守りは、企業の信用・信頼の根幹にも関わります。やはり守りがしっかりしていないと、いざ構想を考えてみても、それを実現する力がないのです。

(2)について、やたらと顧客価値創造を訴えることが目的ではないと思っています。
社会・業界の潮流・変化をどう読んで、どう手を打つか、正に経営そのものだと思います。
その部品メーカーさんが、これから自分たちだけでなく、周りの社会環境などが変わっても、そのままで全く問題無くやっていけるということなら、それでいいのではないでしょうか。そういった企業に、無理矢理訴求し続ける必要はないと思っています。
今の延長線上で、今までの知識と能力をつかって、速度を上げていけば良いということなら、それに越したことは無いでしょう。ただ、そのような世界があるとも思えず、その景色が変わっていることに気づくことが出来ないと、取り残されていってしまいます。
――(1)については、守りの品質ができてから攻めの品質に行くべきだと?
杉江:いいえ、違います。先ほど、守りの品質の重要性を話しましたが、守りを完璧に固めてから攻めにいくということでもありません。特に攻めに関しては、一朝一夕にできるということではないので、どれだけ先を見て、仕込んでおくかが大事だと思います。
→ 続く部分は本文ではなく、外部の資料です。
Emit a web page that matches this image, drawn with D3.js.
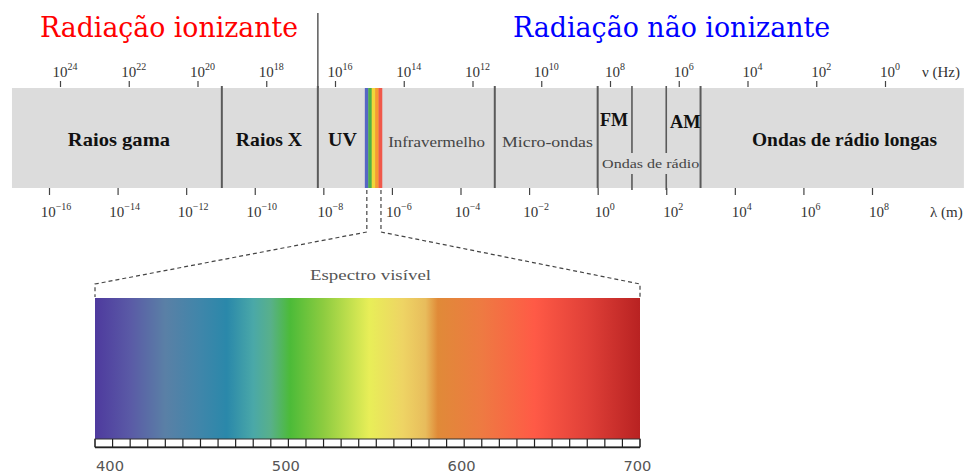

これだけ自社を取り巻く環境が目まぐるしく変わっている中で、(2)のことが本当にそうなのかは今一度考えるべきです。

5.コニカミノルタが10年後に目指す姿

――最後になりますが、コニカミノルタが10年後に目指す姿はどういったものでしょうか。
杉江:コニカミノルタでは、2030年ビジョンというのを掲げています。
その中で、2030年どうなっているかというと、マクロな世界のトレンドを捉えて、何をするかということを考えています。当社の社会的意義として、「人間中心の生きがいの追及」と「持続的な社会の実現」に寄与する企業を目指し、その実現のために、自分たちの力・DNAをどれだけ生かせるか、ということを考え、それぞれの事業戦略を立てています。そしてその中でしっかりとビジネスモデルを考えていくことが重要です。
コニカミノルタ流の価値創造プロセス
――貴重なお話、ありがとうございました。フォーラムでのご講演も楽しみにしています。